Sentinel
Traces
Sentinel provides execution traces to better understand the execution of a policy.
When using the Sentinel CLI, traces are shown
on policy failure during apply
or test
, or when the -trace
flag is
explicitly specified. For Sentinel-enabled applications, traces are optional
and may require special configuration to enable. Most Sentinel-enabled
applications log traces on failure.
Note: We're actively improving Sentinel tracing in each release to provide better data and improve readability. The exact format of a trace may not match the Sentinel version embedded in the application you're using, but the data should be similar.
Analyzing a Trace
To show traces, let's use the example policy below with the CLI:
is_weekday = rule { day not in ["saturday", "sunday"] }
is_open_hours = rule { hour > 8 and hour < 17 }
main = rule { is_open_hours and is_weekday }
Let's cause the policy to fail so the trace is more interesting. If you're on a terminal that supports it, the trace output will be colored so you can more clearly see passes, failures, and rules.
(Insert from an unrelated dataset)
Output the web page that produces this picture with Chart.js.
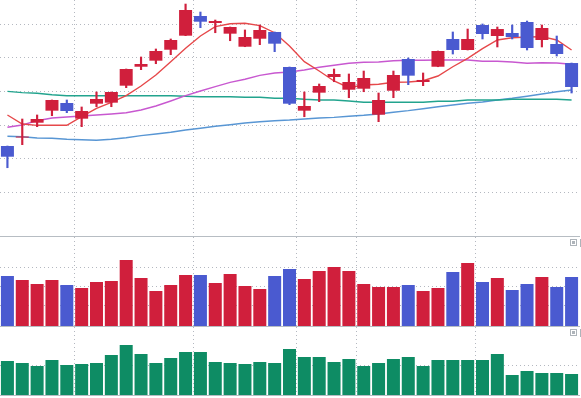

$ sentinel apply -global 'day=sunday' -global 'hour=14' policy.sentinel
Fail
FALSE - policy.sentinel:6:1 - Rule "main"
TRUE - policy.sentinel:6:15 - is_open_hours
TRUE - policy.sentinel:5:24 - hour > 8 and hour < 17
TRUE - policy.sentinel:5:24 - hour > 8
TRUE - policy.sentinel:5:37 - hour < 17
FALSE - policy.sentinel:6:33 - is_weekday
FALSE - policy.sentinel:4:21 - day not in ["saturday", "sunday"]
TRUE - policy.sentinel:5:1 - Rule "is_open_hours"
TRUE - policy.sentinel:5:24 - hour > 8
TRUE - policy.sentinel:5:37 - hour < 17
FALSE - policy.sentinel:4:1 - Rule "is_weekday"
The least-nested values are all rules. It begins with the
value of that rule (TRUE
or FALSE
) followed by the location and name
of the rule. Notice that the main
rule is false, the is_open_hours
rule is true, and the is_weekday
rule is false.
We know that main requires both is_open_hours
and is_weekday
to be
true, so based on the trace, we can tell that main failed because
is_weekday
was false. We can then go to the definition of is_weekday
in the source and determine the logical failure.
The trace also breaks down more complex logical expressions. Notice that
is_open_hours
is split into the two sides of the and
, but is_weekday
has no values under it. Because is_weekday
is itself a single boolean
expression, the failure isn't repeated. But for is_open_hours
, you can also
see the result of each side of the boolean expression.
Missing Rules or Expressions
The Sentinel runtime sometimes optimizes away executions completely. This can result in a trace being incomplete. If you don't see a rule or boolean expression within the trace, it means the runtime didn't execute it at all.
Consider the example policy:
main = rule { 42 > 40 or 10 < 5 }
If we run it with trace:
$ sentinel apply -trace policy.sentinel
TRUE - policy.sentinel:1:1 - Rule "main"
TRUE - policy.sentinel:1:15 - 42 > 40
Notice that the expression 10 < 5
is not present in the trace.
Since 42 > 40
is true, the entire or
can be short-circuited and
the result is known to be true. Remaining parts of the expression are not
executed and are therefore not present in the trace.